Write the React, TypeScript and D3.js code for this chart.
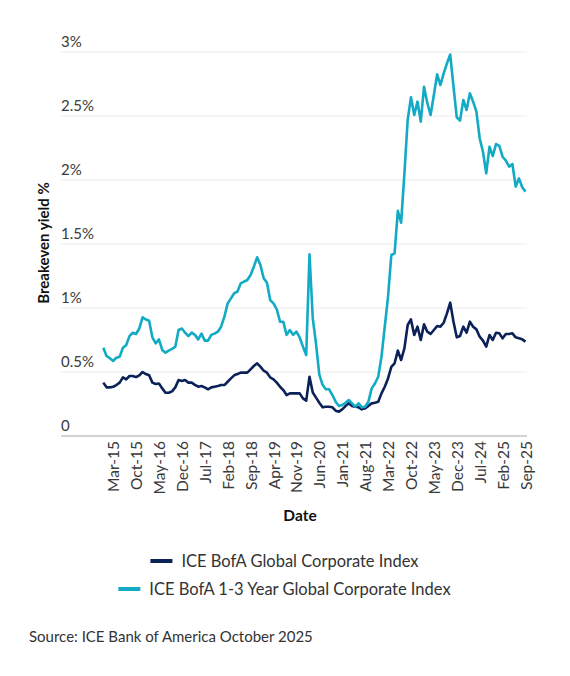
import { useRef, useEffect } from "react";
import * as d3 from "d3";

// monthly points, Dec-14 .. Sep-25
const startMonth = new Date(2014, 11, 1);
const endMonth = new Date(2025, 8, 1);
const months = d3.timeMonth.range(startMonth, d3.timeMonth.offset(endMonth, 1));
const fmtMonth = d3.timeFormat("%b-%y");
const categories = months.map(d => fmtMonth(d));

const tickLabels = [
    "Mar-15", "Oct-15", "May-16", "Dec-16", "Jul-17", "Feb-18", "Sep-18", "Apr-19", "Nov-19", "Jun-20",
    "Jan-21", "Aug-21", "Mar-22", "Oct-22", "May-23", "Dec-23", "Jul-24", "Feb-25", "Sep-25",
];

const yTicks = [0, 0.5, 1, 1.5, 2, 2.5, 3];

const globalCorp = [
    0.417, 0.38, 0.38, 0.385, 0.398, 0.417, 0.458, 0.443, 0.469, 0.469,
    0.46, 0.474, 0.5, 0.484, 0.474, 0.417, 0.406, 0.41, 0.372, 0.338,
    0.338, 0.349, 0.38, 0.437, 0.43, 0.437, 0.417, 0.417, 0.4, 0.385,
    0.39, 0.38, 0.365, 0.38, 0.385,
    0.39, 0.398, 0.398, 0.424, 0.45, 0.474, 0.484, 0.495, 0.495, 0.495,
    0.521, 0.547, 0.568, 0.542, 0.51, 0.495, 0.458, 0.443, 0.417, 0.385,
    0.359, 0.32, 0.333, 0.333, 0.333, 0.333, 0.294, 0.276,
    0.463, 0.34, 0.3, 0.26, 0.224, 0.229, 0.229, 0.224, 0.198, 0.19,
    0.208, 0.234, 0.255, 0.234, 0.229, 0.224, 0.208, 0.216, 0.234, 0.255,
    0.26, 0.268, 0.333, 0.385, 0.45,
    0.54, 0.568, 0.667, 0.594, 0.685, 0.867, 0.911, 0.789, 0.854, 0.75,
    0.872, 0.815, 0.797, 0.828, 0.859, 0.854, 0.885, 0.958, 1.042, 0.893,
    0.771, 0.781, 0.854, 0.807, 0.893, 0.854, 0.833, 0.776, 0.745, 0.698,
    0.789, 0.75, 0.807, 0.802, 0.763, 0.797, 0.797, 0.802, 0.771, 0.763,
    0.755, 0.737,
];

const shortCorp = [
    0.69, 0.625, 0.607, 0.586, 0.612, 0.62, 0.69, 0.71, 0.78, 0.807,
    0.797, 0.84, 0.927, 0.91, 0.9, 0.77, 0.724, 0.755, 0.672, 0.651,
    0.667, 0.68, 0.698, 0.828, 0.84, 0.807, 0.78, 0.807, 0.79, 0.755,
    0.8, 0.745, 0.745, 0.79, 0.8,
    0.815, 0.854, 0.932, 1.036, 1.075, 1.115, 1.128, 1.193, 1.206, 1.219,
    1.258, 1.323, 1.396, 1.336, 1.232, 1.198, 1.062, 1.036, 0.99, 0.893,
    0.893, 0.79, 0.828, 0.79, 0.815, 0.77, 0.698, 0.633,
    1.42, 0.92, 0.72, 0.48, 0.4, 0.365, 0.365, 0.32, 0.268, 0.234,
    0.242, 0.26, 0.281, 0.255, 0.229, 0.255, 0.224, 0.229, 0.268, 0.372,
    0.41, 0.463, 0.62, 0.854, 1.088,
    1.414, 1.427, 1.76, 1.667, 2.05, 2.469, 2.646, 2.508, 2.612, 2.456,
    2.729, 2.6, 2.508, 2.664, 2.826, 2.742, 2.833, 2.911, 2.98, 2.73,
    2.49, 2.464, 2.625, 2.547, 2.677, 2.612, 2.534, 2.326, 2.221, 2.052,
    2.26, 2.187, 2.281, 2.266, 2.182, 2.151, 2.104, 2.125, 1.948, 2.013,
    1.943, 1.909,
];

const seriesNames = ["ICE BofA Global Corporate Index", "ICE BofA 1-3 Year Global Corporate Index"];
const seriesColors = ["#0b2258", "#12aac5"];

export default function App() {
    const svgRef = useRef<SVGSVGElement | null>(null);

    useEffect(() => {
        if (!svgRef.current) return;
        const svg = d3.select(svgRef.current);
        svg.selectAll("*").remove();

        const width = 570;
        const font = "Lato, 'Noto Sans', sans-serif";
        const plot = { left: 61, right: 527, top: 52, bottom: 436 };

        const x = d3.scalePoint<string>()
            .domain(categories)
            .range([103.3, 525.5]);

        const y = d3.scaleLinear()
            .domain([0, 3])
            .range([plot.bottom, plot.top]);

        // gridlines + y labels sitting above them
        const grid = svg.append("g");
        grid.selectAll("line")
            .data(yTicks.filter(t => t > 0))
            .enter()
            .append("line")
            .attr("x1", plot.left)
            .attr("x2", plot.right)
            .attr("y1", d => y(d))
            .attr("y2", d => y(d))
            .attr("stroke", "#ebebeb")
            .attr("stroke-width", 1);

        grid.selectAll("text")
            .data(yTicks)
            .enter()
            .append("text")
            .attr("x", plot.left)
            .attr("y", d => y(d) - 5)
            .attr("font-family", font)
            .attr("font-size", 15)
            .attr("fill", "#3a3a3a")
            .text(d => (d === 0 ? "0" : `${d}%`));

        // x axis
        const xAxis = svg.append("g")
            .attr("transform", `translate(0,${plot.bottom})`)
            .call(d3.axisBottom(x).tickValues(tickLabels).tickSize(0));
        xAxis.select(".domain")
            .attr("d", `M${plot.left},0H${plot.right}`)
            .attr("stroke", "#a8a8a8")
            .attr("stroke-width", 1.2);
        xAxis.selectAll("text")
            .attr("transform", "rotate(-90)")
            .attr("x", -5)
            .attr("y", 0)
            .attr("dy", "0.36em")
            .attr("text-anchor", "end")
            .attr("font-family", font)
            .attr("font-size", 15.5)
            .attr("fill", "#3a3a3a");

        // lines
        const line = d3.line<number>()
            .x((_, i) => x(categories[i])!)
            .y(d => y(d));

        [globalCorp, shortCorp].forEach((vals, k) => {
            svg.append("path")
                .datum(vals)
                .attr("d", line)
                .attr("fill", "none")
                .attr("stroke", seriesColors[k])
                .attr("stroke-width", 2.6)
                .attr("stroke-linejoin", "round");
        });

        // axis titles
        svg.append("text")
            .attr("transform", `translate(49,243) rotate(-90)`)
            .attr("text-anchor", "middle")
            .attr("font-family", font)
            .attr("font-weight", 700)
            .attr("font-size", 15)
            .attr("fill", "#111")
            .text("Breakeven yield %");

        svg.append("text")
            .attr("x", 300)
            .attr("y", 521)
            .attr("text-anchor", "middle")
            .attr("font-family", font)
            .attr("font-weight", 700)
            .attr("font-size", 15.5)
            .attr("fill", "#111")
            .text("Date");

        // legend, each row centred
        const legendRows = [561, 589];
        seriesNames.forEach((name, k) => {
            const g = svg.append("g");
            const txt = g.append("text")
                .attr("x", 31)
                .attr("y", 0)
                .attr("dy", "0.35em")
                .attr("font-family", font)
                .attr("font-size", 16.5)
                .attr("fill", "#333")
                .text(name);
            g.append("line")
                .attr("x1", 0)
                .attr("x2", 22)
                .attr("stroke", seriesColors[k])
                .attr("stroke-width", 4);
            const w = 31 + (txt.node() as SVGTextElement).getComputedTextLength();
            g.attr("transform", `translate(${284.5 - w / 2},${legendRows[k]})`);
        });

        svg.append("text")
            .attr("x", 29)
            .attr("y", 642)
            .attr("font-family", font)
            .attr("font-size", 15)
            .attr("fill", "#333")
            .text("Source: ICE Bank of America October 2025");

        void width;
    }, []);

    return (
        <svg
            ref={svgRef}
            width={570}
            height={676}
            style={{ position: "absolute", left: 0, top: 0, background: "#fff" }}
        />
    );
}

GIVEN PROBLEM: Starting with the first line of the data above and ending with the line containing "const yTicks = [0, 0.5, 1, 1.5, 2, 2.5, 3];", please restate every line exactly, leaving images out.

ANSWER FOR THE TASK:
Write the React, TypeScript and D3.js code for this chart.
import { useRef, useEffect } from "react";
import * as d3 from "d3";

// monthly points, Dec-14 .. Sep-25
const startMonth = new Date(2014, 11, 1);
const endMonth = new Date(2025, 8, 1);
const months = d3.timeMonth.range(startMonth, d3.timeMonth.offset(endMonth, 1));
const fmtMonth = d3.timeFormat("%b-%y");
const categories = months.map(d => fmtMonth(d));

const tickLabels = [
    "Mar-15", "Oct-15", "May-16", "Dec-16", "Jul-17", "Feb-18", "Sep-18", "Apr-19", "Nov-19", "Jun-20",
    "Jan-21", "Aug-21", "Mar-22", "Oct-22", "May-23", "Dec-23", "Jul-24", "Feb-25", "Sep-25",
];

const yTicks = [0, 0.5, 1, 1.5, 2, 2.5, 3];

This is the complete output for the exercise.